Teyana Taylor walked the red carpet at the 98th Academy Awards on Sunday, March 15, at the Dolby Theatre in Los Angeles wearing a black spaghetti-strap Chanel gown that left little question about who had shown up. A sheer panel exposed her famously sculpted midsection, adorned with black and pearl crystals and white accents. The skirt fell into black-and-white feathers before extending into a dramatic train. It was an entrance designed to be noticed, and it was.
The 35-year-old actress and R&B artist had earned her seat at the ceremony with a Best Supporting Actress nomination for her role as Perfidia Beverly Hills in One Battle After Another, a film that generated as much debate as it did acclaim throughout awards season.
A night of genuine emotion
Once inside the theater, Taylor made her presence felt in a way that had nothing to do with restraint. She was visibly and audibly supportive of the night’s honorees, reacting to the biggest moments with the kind of full-body enthusiasm usually reserved for the people winning. When Michael B. Jordan accepted the Best Actor award for his work in Sinners, Taylor was on her feet.

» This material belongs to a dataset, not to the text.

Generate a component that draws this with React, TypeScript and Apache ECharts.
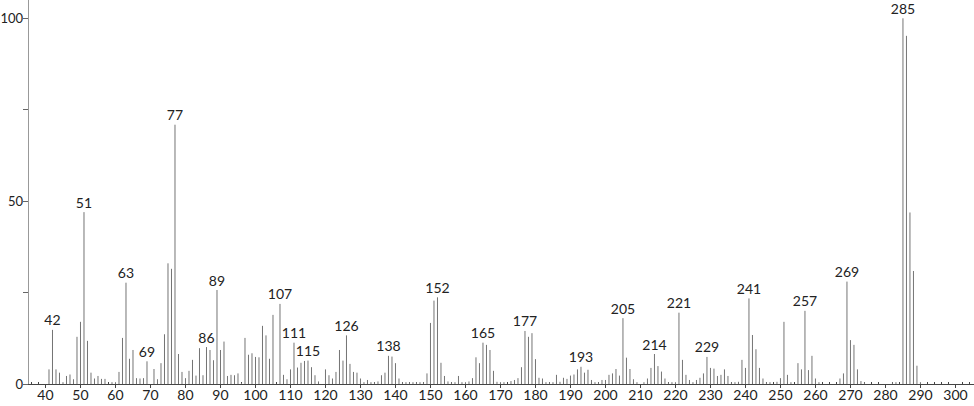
import { useEffect, useRef } from "react";
import * as echarts from "echarts";

// [m/z, relative intensity]
const peaks: [number, number][] = [
  [41, 4.0], [42, 14.8], [43, 4.0], [44, 3.1], [45, 0.5], [46, 2.2], [47, 2.6], [48, 1.3], [49, 12.9], [50, 17.0],
  [51, 47.0], [52, 11.8], [53, 3.1], [54, 1.5], [55, 2.2], [56, 1.4], [57, 1.4], [59, 0.5], [60, 0.5], [61, 3.3],
  [62, 12.6], [63, 27.7], [64, 6.9], [65, 9.3], [66, 1.6], [67, 1.5], [68, 1.6], [69, 6.2], [71, 4.1], [72, 1.3],
  [73, 5.7], [74, 13.6], [75, 33.0], [76, 31.5], [77, 70.9], [78, 8.2], [79, 3.3], [80, 1.6], [81, 3.6], [82, 6.6],
  [83, 2.3], [84, 9.8], [85, 2.4], [86, 10.1], [87, 9.3], [88, 6.5], [89, 25.7], [90, 9.3], [91, 11.6], [92, 2.2],
  [93, 2.5], [94, 2.4], [95, 2.9], [96, 0.3], [97, 12.6], [98, 8.0], [99, 8.4], [100, 7.4], [101, 7.3], [102, 15.9],
  [103, 13.3], [104, 6.9], [105, 18.9], [107, 21.9], [108, 2.5], [109, 1.3], [110, 4.0], [111, 11.3], [112, 4.5],
  [113, 5.8], [114, 6.3], [115, 6.4], [116, 4.6], [117, 2.4], [118, 0.7], [120, 4.0], [121, 2.4], [122, 1.5],
  [123, 3.3], [124, 9.3], [125, 6.4], [126, 13.3], [127, 5.5], [128, 3.3], [129, 3.1], [130, 1.5], [131, 0.5],
  [132, 1.1], [133, 0.5], [134, 0.5], [135, 0.7], [136, 2.4], [137, 3.1], [138, 7.7], [139, 7.5], [140, 5.7],
  [141, 1.5], [142, 0.5], [143, 0.5], [144, 0.5], [145, 0.5], [146, 0.5], [147, 0.5], [148, 0.5], [149, 2.9],
  [150, 16.7], [151, 22.8], [152, 23.7], [153, 5.8], [154, 2.2], [155, 0.7], [156, 0.5], [157, 0.5], [158, 2.2],
  [159, 0.5], [160, 0.5], [161, 0.7], [162, 1.6], [163, 7.3], [164, 5.7], [165, 11.3], [166, 10.7], [167, 9.3],
  [168, 3.6], [169, 0.6], [170, 0.5], [171, 0.5], [173, 0.8], [174, 1.1], [175, 1.6], [176, 4.6], [177, 14.5],
  [178, 12.9], [179, 13.9], [180, 6.8], [181, 1.7], [182, 1.5], [183, 0.5], [184, 0.5], [185, 0.5], [186, 2.5],
  [187, 0.6], [188, 1.7], [189, 1.4], [190, 2.3], [191, 2.6], [192, 4.0], [193, 4.7], [194, 3.1], [195, 3.9],
  [196, 1.1], [197, 0.5], [198, 0.5], [199, 1.1], [200, 1.1], [201, 2.5], [202, 2.9], [203, 4.1], [204, 2.3],
  [205, 18.0], [206, 7.2], [207, 4.1], [208, 1.3], [209, 0.5], [211, 0.5], [212, 1.5], [213, 4.4], [214, 8.2],
  [215, 4.9], [216, 3.4], [217, 1.5], [218, 0.5], [219, 0.5], [220, 0.5], [221, 19.5], [222, 6.6], [223, 2.5],
  [224, 1.1], [225, 0.5], [226, 1.1], [227, 1.7], [228, 2.9], [229, 7.4], [230, 4.4], [231, 4.2], [232, 2.2],
  [233, 2.5], [234, 4.0], [235, 2.2], [236, 0.5], [237, 0.5], [238, 0.6], [239, 6.6], [240, 4.4], [241, 23.4],
  [242, 13.4], [243, 9.5], [244, 4.4], [245, 1.5], [246, 0.5], [247, 0.5], [249, 0.6], [250, 1.6], [251, 17.0],
  [252, 2.5], [253, 0.5], [255, 5.7], [256, 4.0], [257, 20.0], [258, 3.8], [259, 7.7], [260, 1.5], [261, 0.5],
  [267, 1.5], [268, 2.9], [269, 28.0], [270, 12.0], [271, 10.7], [272, 4.0], [273, 0.8], [274, 0.5], [282, 0.5],
  [283, 0.5], [285, 100], [286, 95.2], [287, 46.9], [288, 30.9], [289, 5.0], [290, 0.5],
];

const labeledMz = [42, 51, 63, 69, 77, 86, 89, 107, 111, 115, 126, 138, 152, 165, 177, 193, 205, 214, 221, 229, 241, 257, 269, 285];

const xTickLabels = [40, 50, 60, 70, 80, 90, 100, 110, 120, 130, 140, 150, 160, 170, 180, 190, 200, 210, 220, 230, 240, 250, 260, 270, 280, 290, 300];
const xMinorTicks = [
  36, 38, 42, 44, 46, 48, 52, 54, 56, 58, 62, 64, 66, 68, 72, 74, 76, 78, 82, 84, 86, 88, 92, 94, 96, 98,
  102, 104, 106, 108, 112, 114, 116, 118, 122, 124, 126, 128, 132, 134, 136, 138, 142, 144, 146, 148,
  152, 154, 156, 158, 162, 164, 166, 168, 172, 174, 176, 178, 182, 184, 186, 188, 192, 194, 196, 198,
  202, 204, 206, 208, 212, 214, 216, 218, 222, 224, 226, 228, 232, 234, 236, 238, 242, 244, 246, 248,
  252, 254, 256, 258, 262, 264, 266, 268, 272, 274, 276, 278, 282, 284, 286, 288, 292, 294, 296, 298, 302, 304,
];
const yTickLabels = [0, 50, 100];
const yTicks = [0, 25, 50, 75, 100];

const FONT = "Lato, 'Noto Sans', sans-serif";

export default function App() {
  const ref = useRef<HTMLDivElement>(null);

  useEffect(() => {
    if (!ref.current) return;
    const chart = echarts.init(ref.current, null, { renderer: "svg" });
    const labeled = new Set(labeledMz);

    chart.setOption({
      animation: false,
      backgroundColor: "#ffffff",
      grid: { left: 28, right: 0, top: 0, bottom: 22, outerBoundsMode: "none", containLabel: false },
      xAxis: [
        {
          type: "value",
          min: 35,
          max: 305.3,
          splitLine: { show: false },
          axisLine: { show: true, lineStyle: { color: "#444", width: 1 } },
          axisTick: { show: true, customValues: xTickLabels, length: 4, lineStyle: { color: "#444" } },
          axisLabel: {
            customValues: xTickLabels,
            color: "#222",
            fontSize: 14,
            fontFamily: FONT,
            margin: 3,
          },
        },
        {
          type: "value",
          min: 35,
          max: 305.3,
          position: "bottom",
          splitLine: { show: false },
          axisLine: { show: false },
          axisTick: { show: true, customValues: xMinorTicks, inside: true, length: 2, lineStyle: { color: "#444" } },
          axisLabel: { show: false },
        },
      ],
      yAxis: {
        type: "value",
        min: 0,
        max: 105,
        splitLine: { show: false },
        axisLine: { show: true, lineStyle: { color: "#999", width: 1 } },
        axisTick: { show: true, customValues: yTicks, length: 5, lineStyle: { color: "#666" } },
        axisLabel: {
          customValues: yTickLabels,
          color: "#222",
          fontSize: 13,
          fontFamily: FONT,
          margin: 5,
        },
      },
      series: [
        {
          type: "custom",
          xAxisIndex: 0,
          yAxisIndex: 0,
          data: peaks,
          encode: { x: 0, y: 1 },
          renderItem: (params: any, api: any) => {
            const mz = api.value(0);
            const v = api.value(1);
            const base = api.coord([mz, 0]);
            const top = api.coord([mz, v]);
            const children: any[] = [
              {
                type: "line",
                shape: { x1: base[0], y1: base[1], x2: top[0], y2: top[1] },
                style: { stroke: "#747474", lineWidth: 1 },
              },
            ];
            if (labeled.has(mz)) {
              children.push({
                type: "text",
                x: top[0],
                y: top[1] - 3,
                style: {
                  text: String(mz),
                  align: "center",
                  verticalAlign: "bottom",
                  textAlign: "center",
                  textVerticalAlign: "bottom",
                  fill: "#222",
                  fontSize: 14,
                  fontFamily: FONT,
                },
              });
            }
            return { type: "group", children };
          },
        },
      ],
    });

    return () => chart.dispose();
  }, []);

  return (
    <div
      ref={ref}
      style={{ position: "fixed", left: 0, top: 0, width: 974, height: 406, background: "#fff" }}
    />
  );
}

When Amy Madigan took Best Supporting Actress for Weapons after more than four decades in the industry, Taylor again rose from her seat, cheering with unmistakable warmth for a veteran actress receiving a long overdue moment.
When One Battle After Another was called as Best Picture, Taylor joined the cast and crew onstage. In the rush of the moment she reached for director Paul Thomas Anderson in what read as an excited embrace, wrapping her arm around his neck and shoulders. Some online observers described it as a headlock. Others saw a woman in the middle of one of the best nights of her career reaching for the person she had made it with.
A backstage moment that changed the tone
The conversation shifted after the ceremony ended. Footage captured backstage at the Dolby Theatre showed Taylor visibly upset and confronting a male bodyguard, alleging that he had physically shoved her as she attempted to join her cast for a photograph. A Warner Bros. executive accompanying her was reportedly blocked as well. Taylor’s reaction in the footage was immediate and pointed. She called out what she described as a man putting his hands on a woman without justification, and she did not lower her voice to do it.
No formal statement from the parties involved had emerged by the following morning, but the footage spread quickly and became the second front in an already growing conversation about her evening.
The debate that followed
By the morning after, the discourse had grown into something larger than one night at one awards show. Critics online suggested Taylor had misread the room, with some framing the Oscars as a space that called for a different register of behavior. The comparison was quickly challenged by those who noted that director Ryan Coogler had been widely praised that same evening for speaking with unfiltered conviction, and that the two reactions differed primarily in who was doing the behaving.
The thread running through the more substantive part of the conversation was familiar and uncomfortable. Black women navigating elite predominantly white spaces are frequently asked to modulate their expression in ways that are not demanded of others. The same energy that reads as charismatic and passionate in one person can be coded as excessive or aggressive in another, and the coding tends to follow patterns that have little to do with what actually happened.
What the conversation is really about
At the center of everything is a straightforward fact. Teyana Taylor was nominated for one of the most competitive awards in Hollywood, starred in the film that won Best Picture, and spent the evening celebrating with genuine and unperformed joy. The backlash she received for how she occupied that space has renewed a conversation about respectability politics that the industry keeps circling without ever fully resolving.
The irony is not lost. On the morning after Hollywood’s biggest night, Taylor was among the most discussed names in the room, not just for a nomination, but for her presence, her personality, and the way she refused to make herself smaller. That, more than any trophy, may be the most enduring part of her Oscars story.